■ **Brief**
Only the lines from the line containing "Convert this diagram to TikZ code." through the line containing "-- ([xshift=0.28cm]cau.south west)" should be reproduced, please, with no pictures.

■ **Input records**
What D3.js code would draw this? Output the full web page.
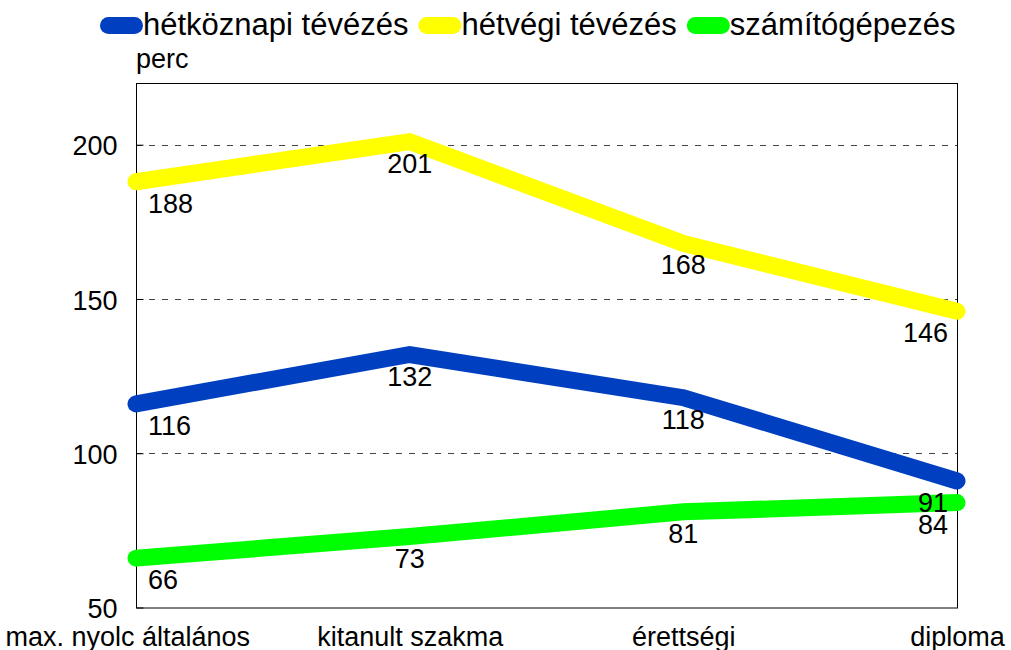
<!DOCTYPE html>
<html>
<head>
<meta charset="utf-8">
<script src="https://cdn.jsdelivr.net/npm/d3@7"></script>
<style>
  body { margin: 0; background: #fff; }
  text { font-family: "Liberation Sans", Arial, sans-serif; fill: #000; }
</style>
</head>
<body>
<div id="chart"></div>
<script>
// values
const categories = ["max. nyolc általános", "kitanult szakma", "érettségi", "diploma"];
const seriesNames = ["hétköznapi tévézés", "hétvégi tévézés", "számítógépezés"];
const weekdayTv = [116, 132, 118, 91];
const weekendTv = [188, 201, 168, 146];
const computer = [66, 73, 81, 84];
const yTicks = [50, 100, 150, 200];

const seriesColors = ["#0040c0", "#ffff00", "#00ff00"];
const series = [weekdayTv, weekendTv, computer];

const width = 1011;
const height = 650;
const plot = { left: 136, right: 957, top: 83, bottom: 607.5 };

const svg = d3.select("#chart").append("svg")
    .attr("width", width)
    .attr("height", height);

const x = d3.scalePoint().domain(categories).range([plot.left, plot.right]).padding(0);
const y = d3.scaleLinear().domain([50, 220]).range([plot.bottom, plot.top]);

// dashed grid
svg.append("g")
    .selectAll("line")
    .data(yTicks.filter(d => d > 50))
    .join("line")
    .attr("x1", plot.left)
    .attr("x2", plot.right)
    .attr("y1", d => Math.round(y(d)) + 0.5)
    .attr("y2", d => Math.round(y(d)) + 0.5)
    .attr("stroke", "#444")
    .attr("stroke-width", 1)
    .attr("stroke-dasharray", "6,7");

// frame
svg.append("rect")
    .attr("x", plot.left + 0.5)
    .attr("y", plot.top + 0.5)
    .attr("width", plot.right - plot.left)
    .attr("height", plot.bottom - plot.top)
    .attr("fill", "none")
    .attr("stroke", "#000");

// y axis, ticks pointing inward
const yAxis = svg.append("g")
    .attr("transform", `translate(${plot.left + 0.5},0)`)
    .call(d3.axisLeft(y).tickValues(yTicks).tickSizeInner(-7).tickSizeOuter(0).tickPadding(19));
yAxis.select(".domain").remove();
yAxis.selectAll("text")
    .attr("dy", "0.38em")
    .style("font-size", "27px")
    .attr("fill", "#000");

// x axis labels
const xAxis = svg.append("g")
    .attr("transform", `translate(0,${plot.bottom})`)
    .call(d3.axisBottom(x).tickSize(0));
xAxis.select(".domain").remove();
xAxis.selectAll("text")
    .attr("y", 38)
    .attr("dy", 0)
    .style("font-size", "27px")
    .attr("fill", "#000");
// a label that runs close to the page edge gets pushed against it
xAxis.selectAll("text").each(function () {
    const bb = this.getBBox();
    const tx = x(this.textContent);
    if (tx + bb.x < 20) d3.select(this).attr("x", 5 - (tx + bb.x));
});

svg.append("text")
    .attr("x", plot.left)
    .attr("y", 68)
    .style("font-size", "27px")
    .text("perc");

// lines
const line = d3.line()
    .x((d, i) => x(categories[i]))
    .y(d => y(d));

svg.append("g")
    .selectAll("path")
    .data(series)
    .join("path")
    .attr("d", d => line(d))
    .attr("fill", "none")
    .attr("stroke", (d, i) => seriesColors[i])
    .attr("stroke-width", 17)
    .attr("stroke-linecap", "round")
    .attr("stroke-linejoin", "miter");

// value labels
const last = categories.length - 1;
series.forEach((vals) => {
    svg.append("g")
        .selectAll("text")
        .data(vals)
        .join("text")
        .attr("x", (d, i) => x(categories[i]) + (i === 0 ? 12 : i === last ? -9 : 0))
        .attr("y", d => y(d) + 31)
        .attr("text-anchor", (d, i) => i === 0 ? "start" : i === last ? "end" : "middle")
        .style("font-size", "27px")
        .text(d => d);
});

// legend
const legend = svg.append("g");
let cursor = 100;
seriesNames.forEach((name, i) => {
    legend.append("line")
        .attr("x1", cursor + 8.5)
        .attr("x2", cursor + 34.5)
        .attr("y1", 25.5)
        .attr("y2", 25.5)
        .attr("stroke", seriesColors[i])
        .attr("stroke-width", 17)
        .attr("stroke-linecap", "round");
    const t = legend.append("text")
        .attr("x", cursor + 43)
        .attr("y", 35)
        .style("font-size", "31px")
        .text(name);
    cursor += 43 + t.node().getComputedTextLength() + 10;
});
</script>
</body>
</html>
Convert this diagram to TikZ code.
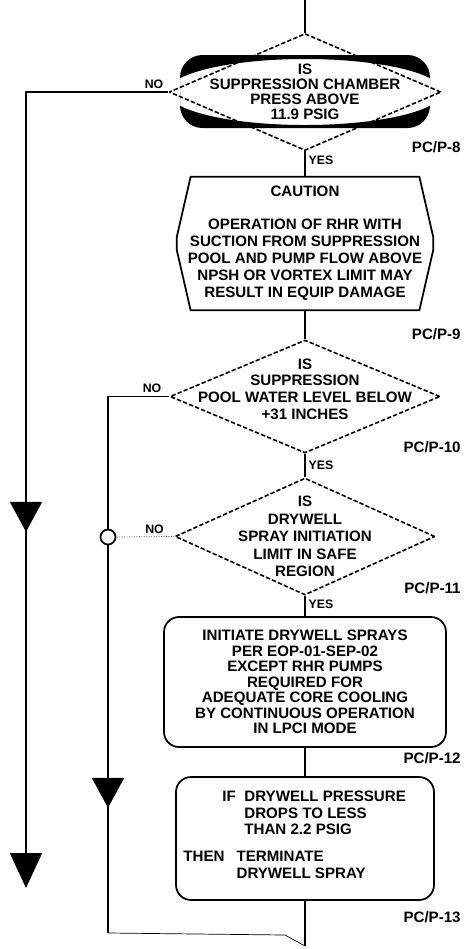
\documentclass[tikz,border=0pt]{standalone}
\usepackage{fontspec}
\setmainfont{Liberation Sans}
\usetikzlibrary{arrows.meta,positioning,shapes.geometric,decorations.markings}

\tikzset{
  bigtri/.tip={Triangle[width=0.64cm,length=0.6cm]},
  midtri/.style={postaction={decorate},
    decoration={markings,mark=at position #1 with {\arrow{bigtri}}}},
}

\begin{document}
\begin{tikzpicture}[node distance=3cm,line join=bevel,
  every node/.style={font=\fontsize{8.6}{9.4}\selectfont\bfseries},
  flow/.style={line width=1.1pt},
  qline/.style={line width=0.9pt,dash pattern=on 2.5pt off 1.2pt},
  query/.style={diamond,draw,qline,inner sep=0},
  boxr/.style={rectangle,draw,rounded corners=0.3cm,line width=1pt,inner sep=0},
  txt/.style={align=center,inner sep=0},
  yn/.style={font=\fontsize{7}{8}\selectfont\bfseries,inner sep=1.5pt},
  tag/.style={anchor=east,inner sep=0}]
\useasboundingbox (0,0) rectangle (9.32,-18.98);

\node [query,minimum width=5.44cm,minimum height=2.34cm] at (6.10,-1.84) (d1) {};
\node [below of=d1,node distance=3.03cm,rectangle,minimum width=5.12cm,minimum height=2.66cm,inner sep=0] (cau) {};
\node [below of=cau,node distance=3.06cm,query,minimum width=5.4cm,minimum height=2.26cm] (d3) {};
\node [below of=d3,node distance=2.8cm,query,minimum width=5.2cm,minimum height=2.34cm] (d4) {};
\node [below of=d4,node distance=2.91cm,boxr,minimum width=5.64cm,minimum height=2.6cm] (b5) {};
\node [below of=b5,node distance=3.13cm,boxr,minimum width=5.16cm,minimum height=2.46cm] (b6) {};

\begin{scope}
\clip ([shift={(-2.5,0.74)}]d1.center) rectangle ([shift={(2.5,-0.72)}]d1.center);
\fill [even odd rule,rounded corners=0.45cm] ([shift={(-2.5,0.74)}]d1.center) rectangle ([shift={(2.5,-0.72)}]d1.center)
  (d1.center) ellipse [x radius=2.75cm,y radius=0.66cm];
\end{scope}

\draw [line width=1pt] ([xshift=0.28cm]cau.north west) -- ([xshift=-0.28cm]cau.north east)
  -- ([yshift=0.12cm]cau.east) -- ([yshift=-0.12cm]cau.east) -- ([xshift=-0.28cm]cau.south east)
  -- ([xshift=0.28cm]cau.south west) -- ([yshift=-0.12cm]cau.west) -- ([yshift=0.12cm]cau.west) -- cycle;

\node [txt,font=\fontsize{8.6}{8.5}\selectfont\bfseries] at (d1) (t1) {IS\\ SUPPRESSION CHAMBER\\ PRESS ABOVE\\ 11.9 PSIG};
\node [txt,font=\fontsize{8.6}{9.7}\selectfont\bfseries] at (cau) (t2) {CAUTION\\[0.32cm] OPERATION OF RHR WITH\\ SUCTION FROM SUPPRESSION\\ POOL AND PUMP FLOW ABOVE\\ NPSH OR VORTEX LIMIT MAY\\ RESULT IN EQUIP DAMAGE};
\node [txt,font=\fontsize{8.6}{9.5}\selectfont\bfseries,yshift=0.15cm] at (d3) (t3) {IS\\ SUPPRESSION\\ POOL WATER LEVEL BELOW\\ +31 INCHES};
\node [txt,font=\fontsize{8.6}{9.9}\selectfont\bfseries] at (d4) (t4) {IS\\ DRYWELL\\ SPRAY INITIATION\\ LIMIT IN SAFE\\ REGION};
\node [txt,font=\fontsize{8.6}{8.8}\selectfont\bfseries] at (b5) (t5) {INITIATE DRYWELL SPRAYS\\ PER EOP-01-SEP-02\\ EXCEPT RHR PUMPS\\ REQUIRED FOR\\ ADEQUATE CORE COOLING\\ BY CONTINUOUS OPERATION\\ IN LPCI MODE};
\node [anchor=west,inner sep=0] at ([xshift=0.94cm,yshift=0.47cm]b6.west) (t6a)
  {\begin{tabular}{@{}l@{\hspace{0.17cm}}l@{}}IF & DRYWELL PRESSURE\\ & DROPS TO LESS\\ & THAN 2.2 PSIG\end{tabular}};
\node [anchor=west,inner sep=0] at ([xshift=0.16cm,yshift=-0.56cm]b6.west) (t6b)
  {\begin{tabular}{@{}l@{\hspace{0.24cm}}l@{}}THEN & TERMINATE\\ & DRYWELL SPRAY\end{tabular}};

\coordinate (mtop) at (6.10,0);
\coordinate (mend) at (6.10,-18.92);
\coordinate (a1) at (0.52,-17.76);
\coordinate (c2) at (2.16,-18.66);
\coordinate (c3) at (5.7,-18.7);

\draw [flow] (mtop) -- (d1.north);
\draw [flow] (d1.south) edge node[yn,right,pos=0.35] {YES} (cau.north);
\draw [flow] (cau.south) edge (d3.north);
\draw [flow] (d3.south) edge node[yn,right,pos=0.5] {YES} (d4.north);
\draw [flow] (d4.south) edge node[yn,right,pos=0.4] {YES} (b5.north);
\draw [flow] (b5.south) edge (b6.north);
\draw [flow] (b6.south) -- (mend);

\draw [flow,midtri=11.64cm,-{Triangle[width=0.64cm,length=0.7cm]}] (d1.west) -| node[yn,above,pos=0.05] {NO} (a1);
\draw [flow,midtri=9.45cm] (d3.west) -| node[yn,above,pos=0.14] {NO} (c2);
\draw [thin] (c2) -- (c3) -- (mend);
\node [circle,draw,fill=white,line width=1pt,minimum size=0.3cm,inner sep=0] at (2.16,-10.74) (jn) {};
\draw [thin,densely dotted] (d4.west) -- node[yn,above,pos=0.34] {NO} (jn.east);

\foreach \n/\y in {8/-2.94,9/-6.68,10/-8.94,11/-11.76,12/-15.16,13/-18.34}
  \node [tag] at (9.22,\y) (p\n) {PC/P-\n};
\end{tikzpicture}
\end{document}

■ **Solution to this exercise**
Convert this diagram to TikZ code.
\documentclass[tikz,border=0pt]{standalone}
\usepackage{fontspec}
\setmainfont{Liberation Sans}
\usetikzlibrary{arrows.meta,positioning,shapes.geometric,decorations.markings}

\tikzset{
  bigtri/.tip={Triangle[width=0.64cm,length=0.6cm]},
  midtri/.style={postaction={decorate},
    decoration={markings,mark=at position #1 with {\arrow{bigtri}}}},
}

\begin{document}
\begin{tikzpicture}[node distance=3cm,line join=bevel,
  every node/.style={font=\fontsize{8.6}{9.4}\selectfont\bfseries},
  flow/.style={line width=1.1pt},
  qline/.style={line width=0.9pt,dash pattern=on 2.5pt off 1.2pt},
  query/.style={diamond,draw,qline,inner sep=0},
  boxr/.style={rectangle,draw,rounded corners=0.3cm,line width=1pt,inner sep=0},
  txt/.style={align=center,inner sep=0},
  yn/.style={font=\fontsize{7}{8}\selectfont\bfseries,inner sep=1.5pt},
  tag/.style={anchor=east,inner sep=0}]
\useasboundingbox (0,0) rectangle (9.32,-18.98);

\node [query,minimum width=5.44cm,minimum height=2.34cm] at (6.10,-1.84) (d1) {};
\node [below of=d1,node distance=3.03cm,rectangle,minimum width=5.12cm,minimum height=2.66cm,inner sep=0] (cau) {};
\node [below of=cau,node distance=3.06cm,query,minimum width=5.4cm,minimum height=2.26cm] (d3) {};
\node [below of=d3,node distance=2.8cm,query,minimum width=5.2cm,minimum height=2.34cm] (d4) {};
\node [below of=d4,node distance=2.91cm,boxr,minimum width=5.64cm,minimum height=2.6cm] (b5) {};
\node [below of=b5,node distance=3.13cm,boxr,minimum width=5.16cm,minimum height=2.46cm] (b6) {};

\begin{scope}
\clip ([shift={(-2.5,0.74)}]d1.center) rectangle ([shift={(2.5,-0.72)}]d1.center);
\fill [even odd rule,rounded corners=0.45cm] ([shift={(-2.5,0.74)}]d1.center) rectangle ([shift={(2.5,-0.72)}]d1.center)
  (d1.center) ellipse [x radius=2.75cm,y radius=0.66cm];
\end{scope}

\draw [line width=1pt] ([xshift=0.28cm]cau.north west) -- ([xshift=-0.28cm]cau.north east)
  -- ([yshift=0.12cm]cau.east) -- ([yshift=-0.12cm]cau.east) -- ([xshift=-0.28cm]cau.south east)
  -- ([xshift=0.28cm]cau.south west) -- ([yshift=-0.12cm]cau.west) -- ([yshift=0.12cm]cau.west) -- cycle;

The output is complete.